- **DATASET EXCERPT**
....................

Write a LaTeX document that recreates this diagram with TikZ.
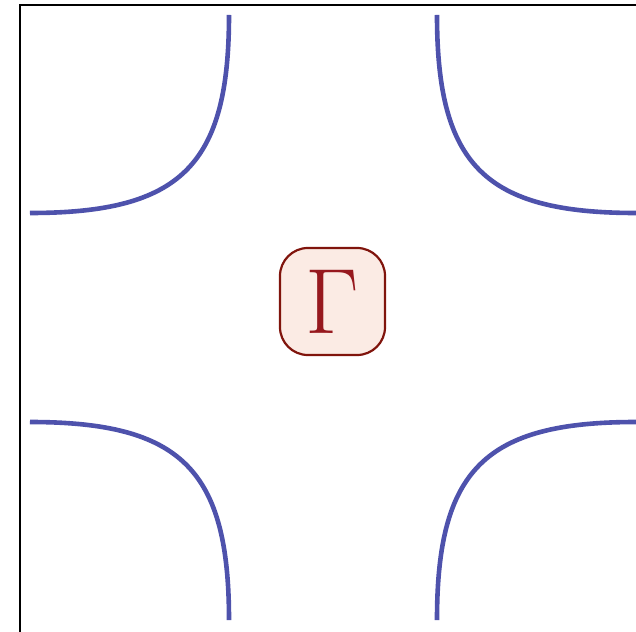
\documentclass[tikz,border=0pt]{standalone}
\usepackage{fontspec}
\usepackage{tikz}
\usetikzlibrary{calc}

\definecolor{bandblue}{RGB}{78,82,172}
\definecolor{gammaline}{RGB}{128,20,12}
\definecolor{gammafill}{RGB}{251,235,228}
\definecolor{gammatext}{RGB}{150,24,30}

\begin{document}
\begin{tikzpicture}
   [x=0.025cm,y=0.025cm,
   every node/.style={inner sep=0pt},
   fermi/.style={draw=bandblue,line width=0.115cm},
   gammabox/.style={draw=gammaline,fill=gammafill,line width=0.055cm,
     rounded corners=0.7cm,minimum width=2.625cm,minimum height=2.675cm,
     text=gammatext,font=\fontsize{66}{70}\selectfont}]

   \useasboundingbox (-333,-313.5) rectangle (303,317.5);
   \clip (-333,-313.5) rectangle (303,317.5);

   % frame
   \draw[line width=0.05cm] (-313,-340) -- (-313,312.5) -- (340,312.5);

   % pockets round the corners
   \draw[fermi] (-104,302.5) .. controls (-104,152) and (-152,104.5) .. (-303,104.5);
   \draw[fermi] (104,302.5) .. controls (104,152) and (152,104.5) .. (303,104.5);
   \draw[fermi] (-104,-302.5) .. controls (-104,-152) and (-152,-104.5) .. (-303,-104.5);
   \draw[fermi] (104,-302.5) .. controls (104,-152) and (152,-104.5) .. (303,-104.5);

   % zone centre
   \node[gammabox] (G) at (-0.5,16) {Γ};
\end{tikzpicture}
\end{document}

....................

Copy the material above exactly and drop the pictures.

Write a LaTeX document that recreates this diagram with TikZ.
\documentclass[tikz,border=0pt]{standalone}
\usepackage{fontspec}
\usepackage{tikz}
\usetikzlibrary{calc}

\definecolor{bandblue}{RGB}{78,82,172}
\definecolor{gammaline}{RGB}{128,20,12}
\definecolor{gammafill}{RGB}{251,235,228}
\definecolor{gammatext}{RGB}{150,24,30}

\begin{document}
\begin{tikzpicture}
   [x=0.025cm,y=0.025cm,
   every node/.style={inner sep=0pt},
   fermi/.style={draw=bandblue,line width=0.115cm},
   gammabox/.style={draw=gammaline,fill=gammafill,line width=0.055cm,
     rounded corners=0.7cm,minimum width=2.625cm,minimum height=2.675cm,
     text=gammatext,font=\fontsize{66}{70}\selectfont}]

   \useasboundingbox (-333,-313.5) rectangle (303,317.5);
   \clip (-333,-313.5) rectangle (303,317.5);

   % frame
   \draw[line width=0.05cm] (-313,-340) -- (-313,312.5) -- (340,312.5);

   % pockets round the corners
   \draw[fermi] (-104,302.5) .. controls (-104,152) and (-152,104.5) .. (-303,104.5);
   \draw[fermi] (104,302.5) .. controls (104,152) and (152,104.5) .. (303,104.5);
   \draw[fermi] (-104,-302.5) .. controls (-104,-152) and (-152,-104.5) .. (-303,-104.5);
   \draw[fermi] (104,-302.5) .. controls (104,-152) and (152,-104.5) .. (303,-104.5);

   % zone centre
   \node[gammabox] (G) at (-0.5,16) {Γ};
\end{tikzpicture}
\end{document}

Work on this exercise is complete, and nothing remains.